The committee’s filing came in response to a lawsuit filed by the Republican National Committee that seeks to block Salesforce.com, a vendor that helped the R.N.C. send emails, from complying with a subpoena from the panel seeking information about how the Trump campaign and the R.N.C. may have used emails to spread lies about the election.

The R.N.C. is asking a federal judge to order a preliminary injury to thwart the House committee.

Even after Election Day and Mr. Biden’s victory, the joint fund-raising effort by the Trump campaign and the R.N.C. continued, repeatedly making false claims that the election had been stolen, the committee said. The organizations sent out more than 400 different fund-raising appeals in the first month after the election alone — and hundreds more would follow.

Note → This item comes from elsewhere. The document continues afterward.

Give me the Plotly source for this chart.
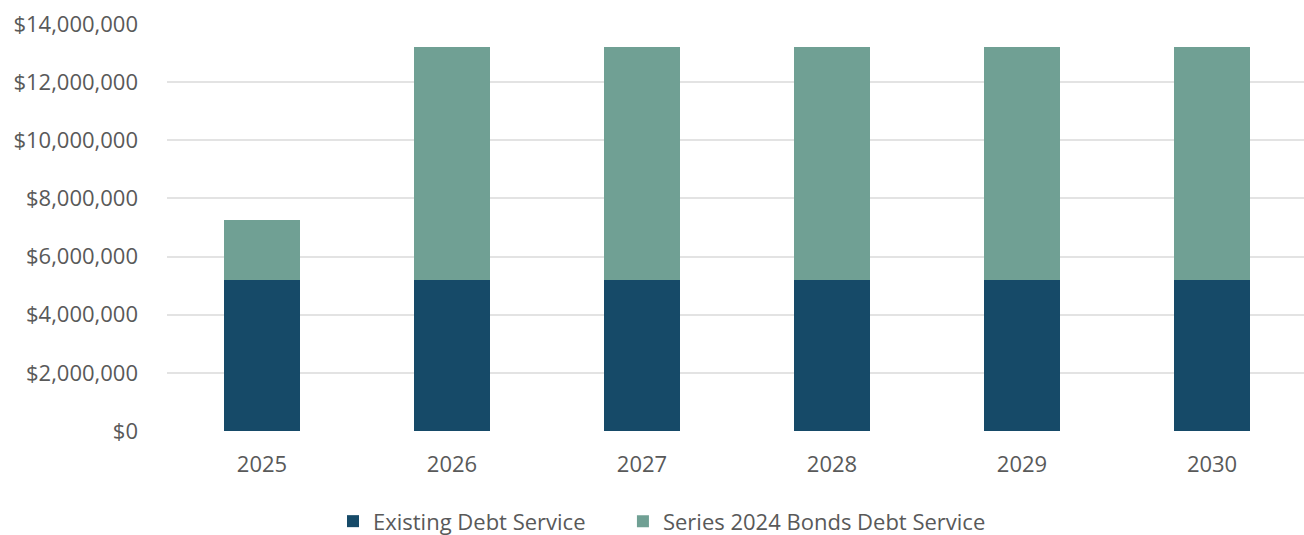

“The select committee is concerned about reports showing that the postelection stolen election claims, and related claims that the election could be reversed, were a significant motivating factor for the donors that contributed to President Trump’s fund-raising efforts,” the House committee wrote in its court filing.

Mr. Trump and the Republican Party raised $255.4 million over about eight weeks after the election as he sought to undermine and overturn the results with unfounded accusations of fraud. When fund-raising began to fall off after the Electoral College certified the election for Mr. Biden on Dec. 14, 2020, the Trump campaign and the R.N.C. doubled down on their false claims of fraud, the committee said.

The organizations later turned to soliciting money through claims that the election could be overturned during the Jan. 6 joint session of Congress.

“Every single Patriot from across the Country must step up RIGHT NOW if we’re going to successfully DEFEND the integrity of this Election,” the Trump campaign and the R.N.C. said in one email on Jan. 6, 2021.